The PJM Interconnection Board on Friday authorized $2.9 billion in electric transmission upgrades and additions, including two major new transmission lines that would carry electricity from the Appalachian Basin and the Midwest to power-constrained East Coast markets.

Both lines, authorized to relieve expected overloads in the next five years, face opposition by residential stakeholders because they would cross scenic areas that include the Delaware Water Gap National Recreation Area and the Allegheny Highlands of West Virginia. According to PJM, the utilities building the transmission lines would determine the routes that the lines would follow subject to state and federal approval.

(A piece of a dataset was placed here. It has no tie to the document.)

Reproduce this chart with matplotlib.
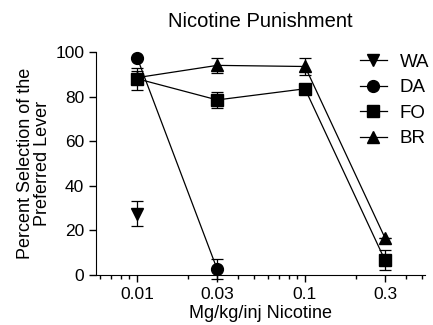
import numpy as np
import matplotlib.pyplot as plt
from matplotlib.lines import Line2D
from matplotlib.ticker import FixedLocator, LogLocator, NullFormatter

plt.rcParams['font.family'] = ['Liberation Sans', 'DejaVu Sans']

doses = [0.01, 0.03, 0.1, 0.3]
dose_labels = ['0.01', '0.03', '0.1', '0.3']

wa_x = [0.01]
wa_y = [27.5]
wa_err = [5.5]

da_x = [0.01, 0.03]
da_y = [97.5, 2.5]
da_err = [0, 4.5]

fo_x = [0.01, 0.03, 0.1, 0.3]
fo_y = [88.0, 78.5, 83.5, 6.5]
fo_err = [5.0, 3.5, 2.0, 4.5]

br_x = [0.01, 0.03, 0.1, 0.3]
br_y = [88.5, 94.0, 93.5, 16.5]
br_err = [3.0, 3.2, 4.0, 0]

names = ['WA', 'DA', 'FO', 'BR']
markers = ['v', 'o', 's', '^']

fig = plt.figure(figsize=(4.33, 3.25), dpi=100)
ax = fig.add_axes([0.222, 0.154, 0.76, 0.686])

kw = dict(color='black', lw=0.9, capsize=4, elinewidth=0.9, capthick=0.9,
          markersize=8.5, clip_on=False)
ax.errorbar(wa_x, wa_y, yerr=wa_err, marker='v', **kw)
ax.errorbar(da_x, da_y, yerr=da_err, marker='o', **kw)
ax.errorbar(fo_x, fo_y, yerr=fo_err, marker='s', **kw)
ax.errorbar(br_x, br_y, yerr=br_err, marker='^', **kw)

ax.set_xscale('log')
ax.set_xlim(0.0057, 0.52)
ax.set_ylim(0, 100)
ax.xaxis.set_major_locator(FixedLocator(doses))
ax.set_xticklabels(dose_labels)
ax.xaxis.set_minor_locator(LogLocator(base=10, subs=np.arange(2, 10)))
ax.xaxis.set_minor_formatter(NullFormatter())
ax.set_yticks([0, 20, 40, 60, 80, 100])

for s in ['top', 'right']:
    ax.spines[s].set_visible(False)
ax.tick_params(axis='both', which='major', direction='out', length=5,
               width=1, labelsize=12.5, colors='black')
ax.tick_params(axis='x', which='minor', direction='out', length=3, width=1)

ax.set_title('Nicotine Punishment', fontsize=14.5, pad=18)
ax.set_ylabel('Percent Selection of the\nPreferred Lever', fontsize=13,
              linespacing=1.0, labelpad=3)
ax.set_xlabel('Mg/kg/inj Nicotine', fontsize=13, labelpad=2)

handles = [Line2D([], [], color='black', lw=0.9, marker=m, markersize=8.5)
           for m in markers]
fig.legend(handles, names, loc='upper left', bbox_to_anchor=(0.832, 0.835),
           frameon=False, fontsize=13.5, handlelength=1.4, labelspacing=0.45,
           borderaxespad=0, borderpad=0, handletextpad=0.7)

fig.savefig('out.png', dpi=100)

“While these two new lines are required to maintain the grid’s reliability, they have the secondary benefit of resolving about $450 million in annual congestion costs,” said PJM CEO Phillip G. Harris.

A 765 kV line, estimated to cost $1.8 billion, would run 300 miles from the Amos Substation in western West Virginia to the Kemptown Substation in north-central Maryland. The Potomac-Appalachian Transmission Highline (PATH) would be built by American Electric Power (AEP) and Allegheny Energy to relieve overloads that are expected to occur as early as 2012 on 13 existing transmission lines in Maryland, Pennsylvania, Virginia and West Virginia.

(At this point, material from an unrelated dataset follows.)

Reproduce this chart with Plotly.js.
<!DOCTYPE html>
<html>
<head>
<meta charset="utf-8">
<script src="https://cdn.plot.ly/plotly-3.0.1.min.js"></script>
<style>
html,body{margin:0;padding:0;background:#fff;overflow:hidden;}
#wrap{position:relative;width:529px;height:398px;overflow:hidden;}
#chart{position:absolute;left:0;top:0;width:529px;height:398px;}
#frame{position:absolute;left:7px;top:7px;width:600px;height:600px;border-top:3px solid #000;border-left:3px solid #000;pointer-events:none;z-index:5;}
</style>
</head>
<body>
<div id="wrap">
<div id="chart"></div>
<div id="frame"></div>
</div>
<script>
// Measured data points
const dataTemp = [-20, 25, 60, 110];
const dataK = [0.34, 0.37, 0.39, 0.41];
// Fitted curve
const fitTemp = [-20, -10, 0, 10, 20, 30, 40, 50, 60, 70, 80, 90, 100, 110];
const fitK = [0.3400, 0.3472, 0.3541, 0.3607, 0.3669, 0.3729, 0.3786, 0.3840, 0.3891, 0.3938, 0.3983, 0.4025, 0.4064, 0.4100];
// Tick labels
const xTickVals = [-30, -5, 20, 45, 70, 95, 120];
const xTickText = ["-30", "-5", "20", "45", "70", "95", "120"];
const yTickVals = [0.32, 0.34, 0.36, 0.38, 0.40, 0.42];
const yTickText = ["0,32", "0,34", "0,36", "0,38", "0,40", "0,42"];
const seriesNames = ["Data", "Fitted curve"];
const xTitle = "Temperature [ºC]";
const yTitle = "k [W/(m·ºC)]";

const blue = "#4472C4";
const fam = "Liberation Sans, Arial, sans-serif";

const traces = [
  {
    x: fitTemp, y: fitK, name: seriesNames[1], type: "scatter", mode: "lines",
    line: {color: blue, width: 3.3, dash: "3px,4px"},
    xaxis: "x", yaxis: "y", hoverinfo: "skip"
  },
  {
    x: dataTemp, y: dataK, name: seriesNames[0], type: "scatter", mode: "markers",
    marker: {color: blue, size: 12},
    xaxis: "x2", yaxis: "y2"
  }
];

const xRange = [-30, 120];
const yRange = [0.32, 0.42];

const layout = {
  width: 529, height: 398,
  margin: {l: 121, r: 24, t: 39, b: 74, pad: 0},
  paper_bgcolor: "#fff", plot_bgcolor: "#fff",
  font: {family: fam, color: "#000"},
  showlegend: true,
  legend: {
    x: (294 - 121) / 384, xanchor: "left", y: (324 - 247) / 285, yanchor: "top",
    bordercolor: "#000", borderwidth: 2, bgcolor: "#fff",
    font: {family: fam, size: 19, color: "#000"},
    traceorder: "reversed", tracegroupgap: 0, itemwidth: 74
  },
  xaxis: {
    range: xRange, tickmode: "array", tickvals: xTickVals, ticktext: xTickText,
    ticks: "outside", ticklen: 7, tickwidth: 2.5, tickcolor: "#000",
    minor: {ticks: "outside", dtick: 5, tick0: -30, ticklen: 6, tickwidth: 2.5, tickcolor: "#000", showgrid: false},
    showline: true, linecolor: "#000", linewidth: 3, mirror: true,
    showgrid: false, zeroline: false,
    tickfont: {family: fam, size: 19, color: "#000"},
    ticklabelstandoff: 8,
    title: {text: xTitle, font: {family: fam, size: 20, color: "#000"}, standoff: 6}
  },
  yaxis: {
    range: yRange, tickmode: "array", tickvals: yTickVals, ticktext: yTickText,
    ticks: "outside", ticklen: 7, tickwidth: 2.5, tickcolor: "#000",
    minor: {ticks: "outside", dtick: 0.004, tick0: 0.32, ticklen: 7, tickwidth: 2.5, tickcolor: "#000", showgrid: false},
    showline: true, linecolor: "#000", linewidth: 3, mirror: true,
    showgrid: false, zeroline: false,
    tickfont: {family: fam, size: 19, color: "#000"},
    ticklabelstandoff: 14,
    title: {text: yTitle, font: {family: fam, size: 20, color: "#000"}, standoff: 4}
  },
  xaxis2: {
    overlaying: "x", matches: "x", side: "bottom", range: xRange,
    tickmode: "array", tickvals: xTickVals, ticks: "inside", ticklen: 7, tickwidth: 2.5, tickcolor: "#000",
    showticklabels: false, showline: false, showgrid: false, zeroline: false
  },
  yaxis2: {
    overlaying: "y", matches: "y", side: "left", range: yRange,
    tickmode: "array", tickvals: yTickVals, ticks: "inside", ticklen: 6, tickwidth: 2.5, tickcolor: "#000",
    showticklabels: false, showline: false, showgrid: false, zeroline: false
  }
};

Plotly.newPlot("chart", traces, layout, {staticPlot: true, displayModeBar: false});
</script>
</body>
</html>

Allegheny and AEP plan to build 250 miles of PATH from AEP’s Amos substation near St. Albans, WV, to Bedington substation, northeast of Martinsburg, WV. Another 40 miles of transmission lines, consisting of twin-circuit 500 kV transmission, would be constructed by Allegheny from Bedington to a new substation at Kemptown, southeast of Frederick, MD.

Allegheny and AEP formed a joint venture to build the project in April (see NGI, April 23). They expect to formalize their agreement for PATH in the coming weeks and then file with the Federal Energy Regulatory Commission for incentive rate recovery. Work on a routing study and environmental assessment for the project also would begin, and once those are completed, the companies would seek regulatory approvals from the utility commissions in both West Virginia and Maryland.

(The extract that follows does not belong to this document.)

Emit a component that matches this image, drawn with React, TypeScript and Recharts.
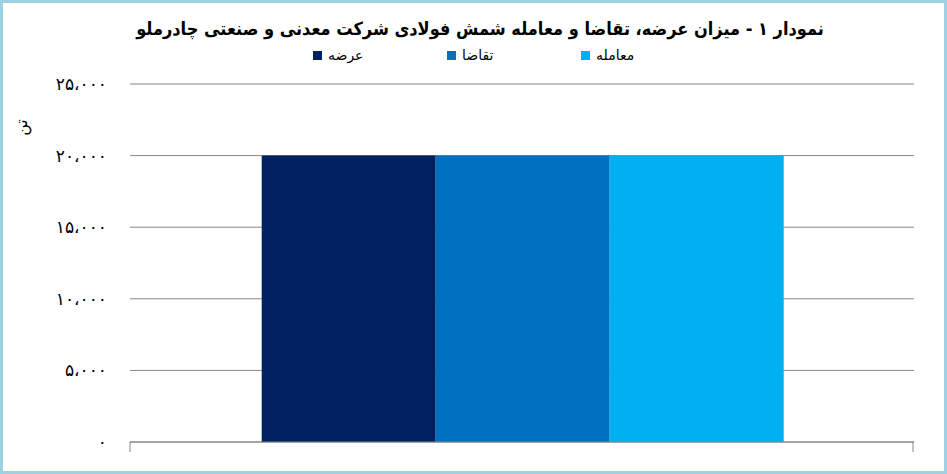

AEP would have lead responsibility for engineering, designing and managing the construction of the 765 kV elements of the project. Allegheny would have similar responsibilities for the twin-circuit 500 kV line. Each company would provide services for siting, acquiring rights-of-way, securing regulatory approvals from the states the line crosses and maintenance of the project.

A second 500 kV line, to be built by PPL Corp., FirstEnergy Corp. and Public Service Electric and Gas Co., would run 130 miles from the Susquehanna Substation in northeastern Pennsylvania to the Roseland Substation in northern New Jersey. The Susquehanna-to-Roseland line, estimated to cost $930 million, would address overloads projected to occur as soon as 2013 on 23 existing transmission lines in New Jersey and Pennsylvania.

Several other transmission additions remain under evaluation by the PJM board, including a transmission line proposal announced in 2006 by Pepco Holdings Inc. (see Power Market Today, May 16, 2006). The board also will be evaluating the recent transmission line proposal by Public Service Electric and Gas Co. (see Power Market Today, June 11).